Do not touch the remote when you walk in from outside. The compressor runs at full power initially regardless of whether you set 16 or 24. The room cools at the same speed. The only difference: at 24, the compressor starts saving you money 15 minutes sooner.

2

Turn on the ceiling fan at low or medium speed

Air movement of 0.2–0.3 m/s makes 24°C feel like 22°C because of the wind-chill effect on your skin. A BLDC fan on low uses just 3–5 watts. Dropping the AC by 2 degrees to get the same feeling uses 200+ extra watts. The fan is 40x more efficient for the same perceived comfort.

3

Close curtains on sun-facing windows

Direct solar radiation through glass adds 2–3°C to the perceived radiant temperature. Even if your thermostat reads 24, your body feels 26–27 because the walls and floor are radiating absorbed heat.

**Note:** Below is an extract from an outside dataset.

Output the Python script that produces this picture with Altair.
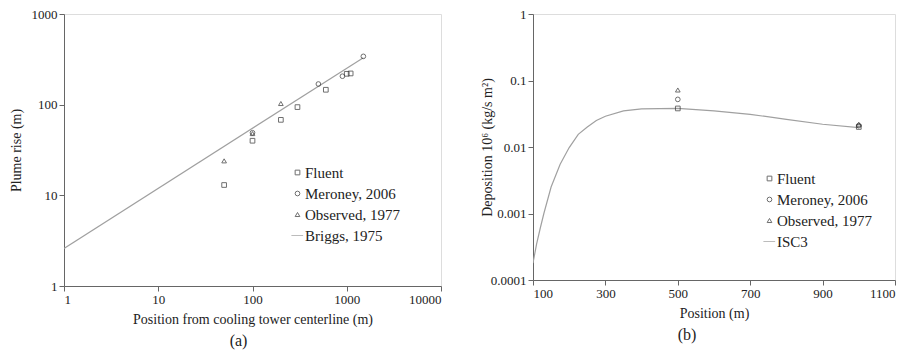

Blocking sunlight eliminates this gap. Blackout curtains are ideal; even regular curtains help significantly.

4

Use dry mode in humid coastal cities

If you are in Mumbai, Chennai, Kolkata, or any coastal city, the discomfort at 24°C is humidity, not temperature. Dry mode removes moisture without overcooling. It uses 30–50% less power than cooling mode while making the room feel significantly more comfortable.

5

For sleep: 24°C + sleep timer (off after 4–5 hours)

Set the AC to 24°C at bedtime. Use the sleep timer to turn it off after 4–5 hours. The room slowly warms to 26–27°C by early morning, matching your body’s natural circadian temperature rise. You wake up more refreshed than if you slept in a 16°C freezer all night — and save 4–5 hours of electricity.

Tonight, set it to 24. Leave it there.

Your body, your sleep, and your electricity bill all agree on this number. The science has been settled for decades. The only thing left is the remote.